The commentary genre also allows for the presentation of differences of opinion within the Hanbali school. The school has a tradition of preserving multiple positions on contested questions, with scholars like al-Mardawi later compiling encyclopedic surveys of the various positions and which is considered most correct (mu'tamad). A sharh like Al-Uddah can introduce the student to this pluralism within the school's tradition in a manageable way.
For students of Islamic jurisprudence, the study of a text-commentary pair in the Hanbali tradition serves multiple purposes: it teaches the specific rulings of the school; it models the method of evidential grounding that is at the heart of Hanbali jurisprudence; and it develops the student's ability to reason from text to ruling — a skill that forms the foundation of advanced legal scholarship. Al-Uddah alongside Al-Umdah provides exactly this kind of integrated legal education.

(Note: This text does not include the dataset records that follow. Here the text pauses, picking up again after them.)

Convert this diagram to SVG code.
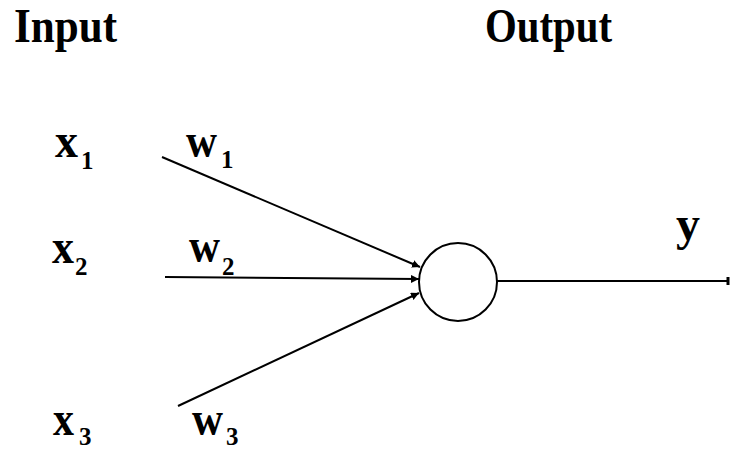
<svg xmlns="http://www.w3.org/2000/svg" width="730" height="450" viewBox="0 0 730 450">
<style>
.t{font-family:"Liberation Serif","Times New Roman",serif;font-weight:bold;fill:#000}
.h{font-size:48px}
.v{font-size:48px}
.s{font-size:25px}
.ln{stroke:#000;stroke-width:2;fill:none}
</style>
<defs>
<marker id="ah" viewBox="0 0 10 10" refX="10" refY="5" markerWidth="8" markerHeight="8" markerUnits="userSpaceOnUse" orient="auto">
<path d="M0,0 L10,5 L0,10 z" fill="#000"/>
</marker>
</defs>
<rect width="730" height="450" fill="#fff"/>
<g id="titles">
<text class="t h" x="14" y="42" textLength="103" lengthAdjust="spacingAndGlyphs">Input</text>
<text class="t h" x="485" y="42" textLength="127" lengthAdjust="spacingAndGlyphs">Output</text>
</g>
<g id="connectors">
<line class="ln" x1="162" y1="157" x2="420" y2="267" marker-end="url(#ah)"/>
<line class="ln" x1="165" y1="277" x2="419" y2="279" marker-end="url(#ah)"/>
<line class="ln" x1="178" y1="406" x2="419" y2="293" marker-end="url(#ah)"/>
<line class="ln" x1="497" y1="281" x2="728" y2="281"/>
<line x1="728" y1="277" x2="728" y2="285" stroke="#000" stroke-width="3"/>
</g>
<g id="neuron">
<circle cx="458" cy="282" r="39" class="ln"/>
</g>
<g id="x1"><text class="t v" x="55" y="157" textLength="23" lengthAdjust="spacingAndGlyphs">x</text><text class="t s" x="81" y="169">1</text></g>
<g id="x2"><text class="t v" x="52" y="263" textLength="22" lengthAdjust="spacingAndGlyphs">x</text><text class="t s" x="75" y="275">2</text></g>
<g id="x3"><text class="t v" x="53" y="435" textLength="21" lengthAdjust="spacingAndGlyphs">x</text><text class="t s" x="79" y="445">3</text></g>
<g id="w1"><text class="t v" x="186" y="157" textLength="31" lengthAdjust="spacingAndGlyphs">w</text><text class="t s" x="221" y="168">1</text></g>
<g id="w2"><text class="t v" x="189" y="262" textLength="31" lengthAdjust="spacingAndGlyphs">w</text><text class="t s" x="222" y="275">2</text></g>
<g id="w3"><text class="t v" x="192" y="435" textLength="31" lengthAdjust="spacingAndGlyphs">w</text><text class="t s" x="226" y="445">3</text></g>
<g id="y"><text class="t v" x="676" y="240">y</text></g>
</svg>
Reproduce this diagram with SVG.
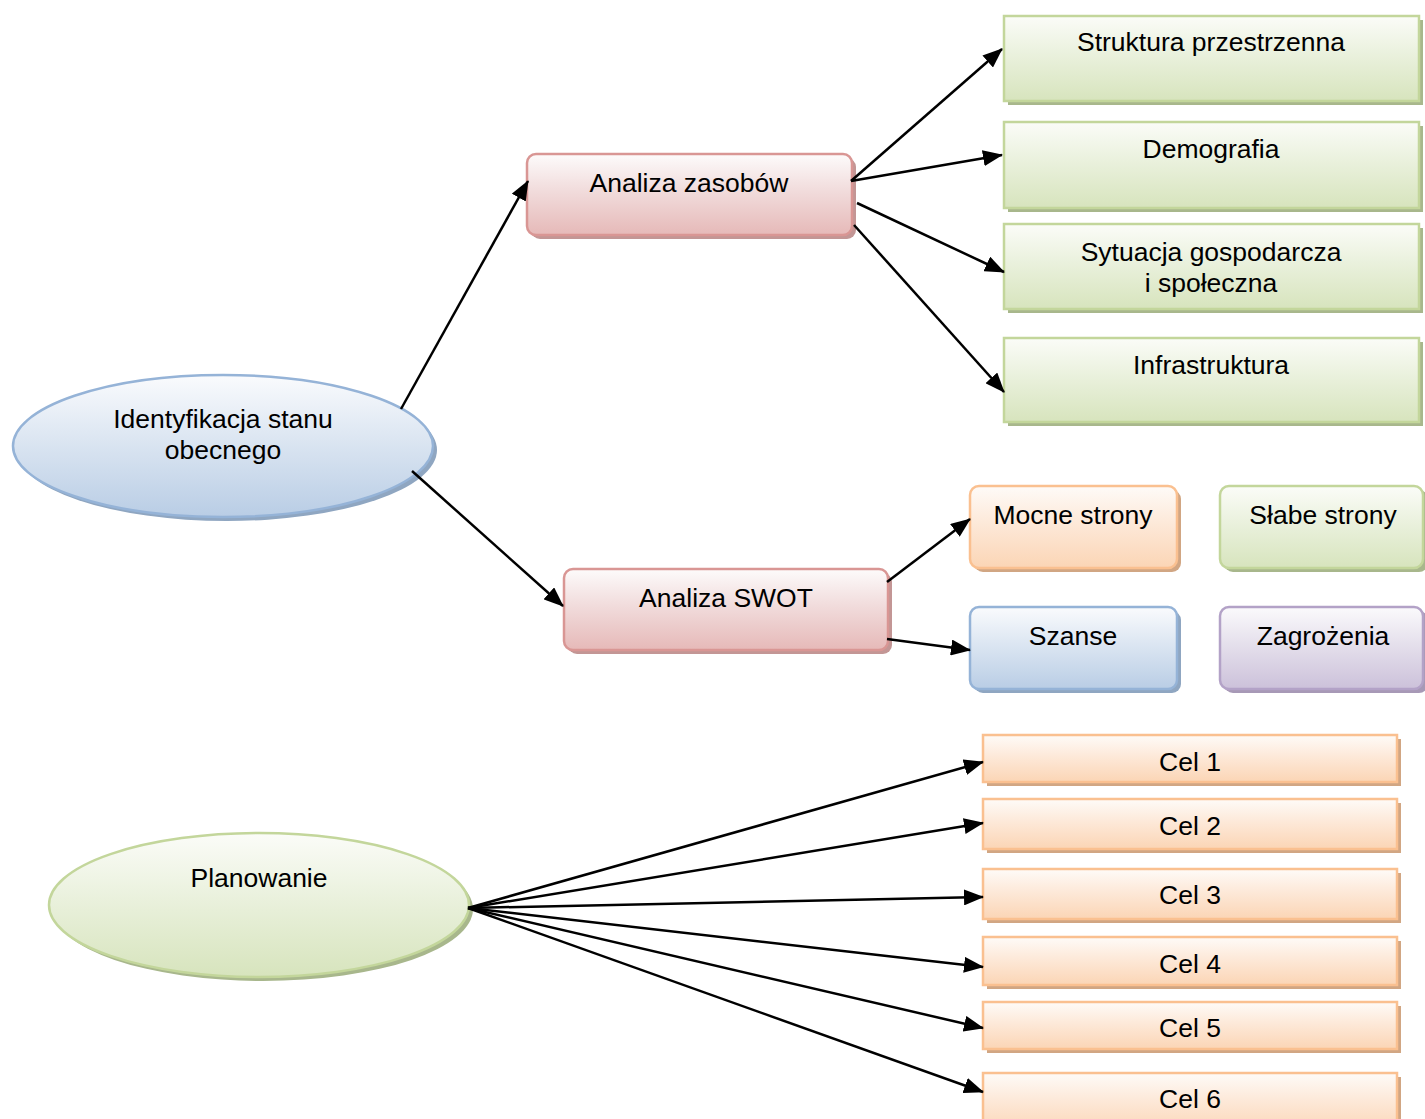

The broader tradition of Hanbali commentary includes works by distinguished scholars across the centuries: Al-Sharh al-Kabir by Ibn Qudamah's nephew Shams ad-Din, Al-Insaf by al-Mardawi, Kashf al-Qina by al-Buhuti, and Al-Iqna and Al-Muntaha by various other Hanbali scholars. Together these works make the Hanbali school among the most thoroughly documented of the four Sunni legal traditions.